**Aim of the task**. Which lines below hold the word "diagram"? Copy all of them.
** start of Information shown **
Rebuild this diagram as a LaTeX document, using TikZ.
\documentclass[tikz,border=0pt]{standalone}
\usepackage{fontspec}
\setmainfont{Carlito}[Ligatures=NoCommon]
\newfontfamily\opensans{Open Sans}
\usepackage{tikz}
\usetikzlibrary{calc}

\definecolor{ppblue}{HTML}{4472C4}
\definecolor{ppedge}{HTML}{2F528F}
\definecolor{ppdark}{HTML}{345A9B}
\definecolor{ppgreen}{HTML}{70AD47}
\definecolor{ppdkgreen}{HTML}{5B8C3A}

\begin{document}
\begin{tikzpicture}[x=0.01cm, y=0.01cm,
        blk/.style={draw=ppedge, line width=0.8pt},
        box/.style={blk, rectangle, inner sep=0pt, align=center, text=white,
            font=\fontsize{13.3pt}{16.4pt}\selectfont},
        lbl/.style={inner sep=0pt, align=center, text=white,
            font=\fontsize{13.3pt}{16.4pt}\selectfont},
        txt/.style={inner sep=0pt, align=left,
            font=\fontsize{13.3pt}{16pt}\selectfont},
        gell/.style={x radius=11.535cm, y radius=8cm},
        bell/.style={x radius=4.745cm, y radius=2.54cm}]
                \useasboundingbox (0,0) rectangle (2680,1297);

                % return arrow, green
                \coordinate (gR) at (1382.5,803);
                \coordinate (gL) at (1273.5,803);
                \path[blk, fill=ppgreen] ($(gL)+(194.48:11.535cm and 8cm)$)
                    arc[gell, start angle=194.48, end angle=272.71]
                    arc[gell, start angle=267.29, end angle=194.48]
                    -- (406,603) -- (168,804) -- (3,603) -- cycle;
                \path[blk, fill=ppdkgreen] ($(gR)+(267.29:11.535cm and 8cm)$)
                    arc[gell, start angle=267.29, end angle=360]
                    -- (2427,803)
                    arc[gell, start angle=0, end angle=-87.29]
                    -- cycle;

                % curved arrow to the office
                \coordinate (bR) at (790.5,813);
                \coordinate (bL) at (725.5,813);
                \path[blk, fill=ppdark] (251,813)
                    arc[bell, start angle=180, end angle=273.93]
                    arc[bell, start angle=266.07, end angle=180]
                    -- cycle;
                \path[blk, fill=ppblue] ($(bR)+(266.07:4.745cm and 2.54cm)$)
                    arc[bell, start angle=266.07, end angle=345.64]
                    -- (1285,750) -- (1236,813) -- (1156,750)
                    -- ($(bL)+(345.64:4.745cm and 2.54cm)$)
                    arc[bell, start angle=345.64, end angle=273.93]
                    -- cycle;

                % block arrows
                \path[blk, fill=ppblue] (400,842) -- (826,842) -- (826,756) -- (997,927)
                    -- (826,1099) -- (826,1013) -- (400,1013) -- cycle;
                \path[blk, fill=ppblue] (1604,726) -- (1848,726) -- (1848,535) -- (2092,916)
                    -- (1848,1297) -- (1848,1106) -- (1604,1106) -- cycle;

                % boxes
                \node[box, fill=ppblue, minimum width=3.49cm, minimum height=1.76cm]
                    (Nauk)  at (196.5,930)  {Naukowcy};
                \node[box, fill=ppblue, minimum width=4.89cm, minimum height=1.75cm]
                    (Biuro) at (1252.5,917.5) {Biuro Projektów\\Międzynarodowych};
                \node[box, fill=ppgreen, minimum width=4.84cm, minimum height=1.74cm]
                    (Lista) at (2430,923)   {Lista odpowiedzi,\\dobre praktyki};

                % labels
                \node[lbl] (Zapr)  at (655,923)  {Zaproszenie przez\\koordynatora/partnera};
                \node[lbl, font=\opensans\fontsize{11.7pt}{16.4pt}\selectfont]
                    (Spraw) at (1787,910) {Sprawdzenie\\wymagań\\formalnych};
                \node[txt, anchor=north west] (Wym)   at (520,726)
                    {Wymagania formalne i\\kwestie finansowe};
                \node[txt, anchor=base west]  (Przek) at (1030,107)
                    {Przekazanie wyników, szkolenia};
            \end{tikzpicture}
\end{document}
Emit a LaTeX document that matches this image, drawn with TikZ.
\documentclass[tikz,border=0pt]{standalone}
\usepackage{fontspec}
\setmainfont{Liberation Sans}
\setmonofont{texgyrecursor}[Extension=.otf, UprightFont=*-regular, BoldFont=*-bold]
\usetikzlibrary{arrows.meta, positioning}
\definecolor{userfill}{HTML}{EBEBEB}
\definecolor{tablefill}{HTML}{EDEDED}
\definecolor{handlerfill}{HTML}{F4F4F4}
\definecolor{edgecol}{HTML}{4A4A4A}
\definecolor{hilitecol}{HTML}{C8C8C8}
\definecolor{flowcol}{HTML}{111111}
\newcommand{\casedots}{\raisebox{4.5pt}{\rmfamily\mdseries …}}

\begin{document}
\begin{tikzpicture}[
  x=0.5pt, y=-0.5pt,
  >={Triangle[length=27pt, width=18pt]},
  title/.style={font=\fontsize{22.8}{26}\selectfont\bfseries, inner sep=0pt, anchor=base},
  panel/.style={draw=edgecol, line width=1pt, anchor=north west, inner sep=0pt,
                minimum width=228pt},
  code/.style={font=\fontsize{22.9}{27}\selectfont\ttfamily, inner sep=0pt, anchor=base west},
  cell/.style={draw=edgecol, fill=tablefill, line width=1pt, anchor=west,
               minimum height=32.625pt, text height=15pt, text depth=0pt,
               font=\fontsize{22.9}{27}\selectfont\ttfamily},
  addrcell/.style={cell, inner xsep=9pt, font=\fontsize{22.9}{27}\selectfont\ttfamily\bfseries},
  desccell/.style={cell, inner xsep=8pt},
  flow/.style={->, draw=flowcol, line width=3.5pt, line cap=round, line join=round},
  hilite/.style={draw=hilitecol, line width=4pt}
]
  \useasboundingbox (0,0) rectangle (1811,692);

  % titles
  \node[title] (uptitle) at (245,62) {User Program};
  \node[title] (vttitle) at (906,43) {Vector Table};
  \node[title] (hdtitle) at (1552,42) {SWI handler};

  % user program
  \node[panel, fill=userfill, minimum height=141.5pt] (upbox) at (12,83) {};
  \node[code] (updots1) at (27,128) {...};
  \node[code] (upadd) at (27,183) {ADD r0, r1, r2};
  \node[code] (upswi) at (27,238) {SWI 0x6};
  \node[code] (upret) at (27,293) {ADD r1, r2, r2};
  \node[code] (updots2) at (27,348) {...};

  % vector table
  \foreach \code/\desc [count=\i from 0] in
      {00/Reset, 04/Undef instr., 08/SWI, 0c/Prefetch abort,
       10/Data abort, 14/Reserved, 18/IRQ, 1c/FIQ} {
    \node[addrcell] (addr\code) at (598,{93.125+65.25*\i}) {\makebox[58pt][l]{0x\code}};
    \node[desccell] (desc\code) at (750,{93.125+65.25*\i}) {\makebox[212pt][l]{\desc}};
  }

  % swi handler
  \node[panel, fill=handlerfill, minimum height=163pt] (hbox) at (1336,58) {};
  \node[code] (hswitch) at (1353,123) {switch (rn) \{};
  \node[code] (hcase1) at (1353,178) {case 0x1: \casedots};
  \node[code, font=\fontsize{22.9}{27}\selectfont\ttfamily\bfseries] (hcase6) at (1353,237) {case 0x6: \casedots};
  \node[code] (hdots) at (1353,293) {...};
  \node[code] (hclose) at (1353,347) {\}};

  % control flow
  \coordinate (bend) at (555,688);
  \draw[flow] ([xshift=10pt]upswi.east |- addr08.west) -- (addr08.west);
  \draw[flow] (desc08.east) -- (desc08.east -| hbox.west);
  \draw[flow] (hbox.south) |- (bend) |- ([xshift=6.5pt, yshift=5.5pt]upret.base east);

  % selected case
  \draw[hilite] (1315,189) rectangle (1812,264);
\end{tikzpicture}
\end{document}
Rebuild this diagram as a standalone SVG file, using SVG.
** end of Information shown **
**Final answer**.
Rebuild this diagram as a LaTeX document, using TikZ.
Rebuild this diagram as a standalone SVG file, using SVG.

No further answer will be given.